Afterwards, Dina explains that despite always being bisexual, she was told to supress those feelings by her mother. She realised Ellie had feelings for her, but it wasn’t until she saw her get bit that she realised how much she reciprocated those feelings. After showing Ellie several positive pregnancy tests (found in the pharmacy at the start of the episode) the pair share a tender moment, imagining some kind of three-parent family with Jesse.
They are interrupted by radio chatter from the walkie-talkie they found in the TV station, while explosions ring out from somewhere else in the city. The chatter mentions Nora, one of Abby’s crew, and her location – Lakehill Hospital. Heading to the roof to get a lay of the land, the pair share a moment together as they look over the city as gunfire and explosions ring out. The war between the WLF and Seraphites rages on.
Who is Hanrahan?
As a character created for the TV series, many fans of the video game, The Last of Us Part II, might be asking who Hanrahan, the insurgent that meets with Isaac at the start of the episode, might be. At this moment, much remains to be seen about this new character and how she might influence future events, (if she is still alive after the time jump). But we might assume she, along with Isaac, is one of the founding members of the Washington Liberation Front that expelled FEDRA from Seattle.

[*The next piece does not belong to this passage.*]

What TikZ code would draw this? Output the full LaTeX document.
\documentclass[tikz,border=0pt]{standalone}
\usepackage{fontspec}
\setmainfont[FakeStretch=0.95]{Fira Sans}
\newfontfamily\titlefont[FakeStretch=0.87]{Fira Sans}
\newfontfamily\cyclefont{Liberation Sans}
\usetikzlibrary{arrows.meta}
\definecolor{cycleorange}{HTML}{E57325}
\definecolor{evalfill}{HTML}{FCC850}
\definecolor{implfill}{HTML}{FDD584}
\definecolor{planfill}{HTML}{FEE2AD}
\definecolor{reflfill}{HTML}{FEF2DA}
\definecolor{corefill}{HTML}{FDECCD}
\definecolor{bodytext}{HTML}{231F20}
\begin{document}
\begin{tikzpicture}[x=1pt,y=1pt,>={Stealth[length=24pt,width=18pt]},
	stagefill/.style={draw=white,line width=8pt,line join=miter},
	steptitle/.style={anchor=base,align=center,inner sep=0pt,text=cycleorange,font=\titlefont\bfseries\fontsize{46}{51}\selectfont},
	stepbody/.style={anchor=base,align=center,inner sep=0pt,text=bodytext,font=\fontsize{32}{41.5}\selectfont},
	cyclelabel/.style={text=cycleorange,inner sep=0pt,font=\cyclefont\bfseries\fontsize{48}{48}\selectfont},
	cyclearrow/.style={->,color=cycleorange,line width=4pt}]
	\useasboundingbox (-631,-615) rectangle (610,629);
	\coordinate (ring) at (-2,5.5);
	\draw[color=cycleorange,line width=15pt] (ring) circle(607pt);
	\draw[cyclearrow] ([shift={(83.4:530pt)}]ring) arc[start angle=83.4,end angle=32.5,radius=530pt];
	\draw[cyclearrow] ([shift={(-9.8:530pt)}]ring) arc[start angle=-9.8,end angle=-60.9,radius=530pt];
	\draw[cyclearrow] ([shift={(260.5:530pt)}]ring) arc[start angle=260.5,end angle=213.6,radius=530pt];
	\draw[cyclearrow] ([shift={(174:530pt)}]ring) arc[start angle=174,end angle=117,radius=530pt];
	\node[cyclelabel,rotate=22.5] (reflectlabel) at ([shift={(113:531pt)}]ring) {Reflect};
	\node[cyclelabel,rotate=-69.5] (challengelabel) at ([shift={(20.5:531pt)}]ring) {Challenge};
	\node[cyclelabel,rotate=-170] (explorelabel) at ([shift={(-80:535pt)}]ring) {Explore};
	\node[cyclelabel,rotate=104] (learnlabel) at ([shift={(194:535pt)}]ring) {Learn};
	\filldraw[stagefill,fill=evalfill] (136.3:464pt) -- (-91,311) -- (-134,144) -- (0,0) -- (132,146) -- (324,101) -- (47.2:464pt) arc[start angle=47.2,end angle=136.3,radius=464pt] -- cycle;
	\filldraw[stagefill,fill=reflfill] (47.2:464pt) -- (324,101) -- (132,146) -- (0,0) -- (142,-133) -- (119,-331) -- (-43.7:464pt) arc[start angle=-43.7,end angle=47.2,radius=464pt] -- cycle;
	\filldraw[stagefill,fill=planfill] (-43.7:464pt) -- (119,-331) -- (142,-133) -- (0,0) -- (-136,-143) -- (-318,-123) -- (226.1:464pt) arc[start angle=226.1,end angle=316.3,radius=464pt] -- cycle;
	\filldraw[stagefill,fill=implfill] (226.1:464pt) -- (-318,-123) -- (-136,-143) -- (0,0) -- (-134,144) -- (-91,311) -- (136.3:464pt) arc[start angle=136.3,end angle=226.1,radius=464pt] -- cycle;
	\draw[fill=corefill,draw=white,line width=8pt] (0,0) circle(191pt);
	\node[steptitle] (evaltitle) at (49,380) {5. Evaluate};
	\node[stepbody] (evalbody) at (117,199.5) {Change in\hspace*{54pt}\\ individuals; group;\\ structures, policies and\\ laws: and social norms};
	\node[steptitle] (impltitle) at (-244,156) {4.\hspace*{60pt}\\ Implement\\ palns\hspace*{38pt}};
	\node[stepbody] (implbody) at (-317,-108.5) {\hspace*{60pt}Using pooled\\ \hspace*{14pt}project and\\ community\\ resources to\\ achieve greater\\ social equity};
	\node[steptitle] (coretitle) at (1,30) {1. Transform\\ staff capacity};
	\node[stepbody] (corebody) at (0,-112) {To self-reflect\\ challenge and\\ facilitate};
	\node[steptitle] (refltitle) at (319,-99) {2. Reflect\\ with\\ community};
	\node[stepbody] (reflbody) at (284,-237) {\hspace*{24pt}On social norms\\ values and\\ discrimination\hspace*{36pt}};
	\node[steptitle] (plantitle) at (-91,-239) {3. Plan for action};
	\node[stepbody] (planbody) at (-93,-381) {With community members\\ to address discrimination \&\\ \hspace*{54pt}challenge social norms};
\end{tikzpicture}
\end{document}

Who played the solider at the start of the episode?
If the solider telling his “thoughtless” anecdote at the start of the episode seemed familiar, you might have spent some time watching Nickelodeon back in the mid-noughties. The solider named Janowitz was played by Josh Peck, known to many as the “Josh” from Nickelodeon sitcom “Drake & Josh.” Suffice to say, it’s not going to be a recurring role.
Who plays Isaac?
Isaac Dixon is played by Jeffrey Wright, who viewers will recognise for his roles in series like Westwold, Boardwalk Empire and the Agency, in films like The Batman, The French Dispatch and for his Oscar-nominated turn in 2023’s American Fiction.
Fans who haven’t played the games may be interested to know that actor Jeffrey Wright also provided the voice and motion capture for Isaac in the video game. This makes him the second actor to reprise his role from the source material, the other being Marle Dandridge, who played Marlene in season one.
What are the differences between this episode and the video game?
As with previous episodes, The Last of Us continues to follow the main story beats from the video game while adding original elements of its own.
Scenes in the record store, TV station, the subway and the theatre all reflect events that take place in the game. However, the character of Isaac is introduced later in the game’s sequence of events, and this episode’s prologue and the torture scene featuring him are new creations for the series.
The timeframe differs slightly, as Ellie and Dina make their journey to Seattle without a three-month time jump in the game. This means Dina and Jesse do not get back together in the game, and Dina is aware that she is pregnant before leaving with Ellie on their mission. Ellie’s reaction to news of her pregnancy also plays out differently – by this point in the game the two had already consummated their relationship, and instead of being happy at the news, Ellie feels more burdened – her fixation with Abby is just too prevalent.
There is one other difference between the two narratives, and animal lovers may want to stop reading now. We last see Ellie’s horse, Shimmer, when they camp out in the record store. It remains to be seen if she will make a reappearance in the series, but by this point in the game she is sadly the victim of a WLF tripwire explosive on the streets of Seattle.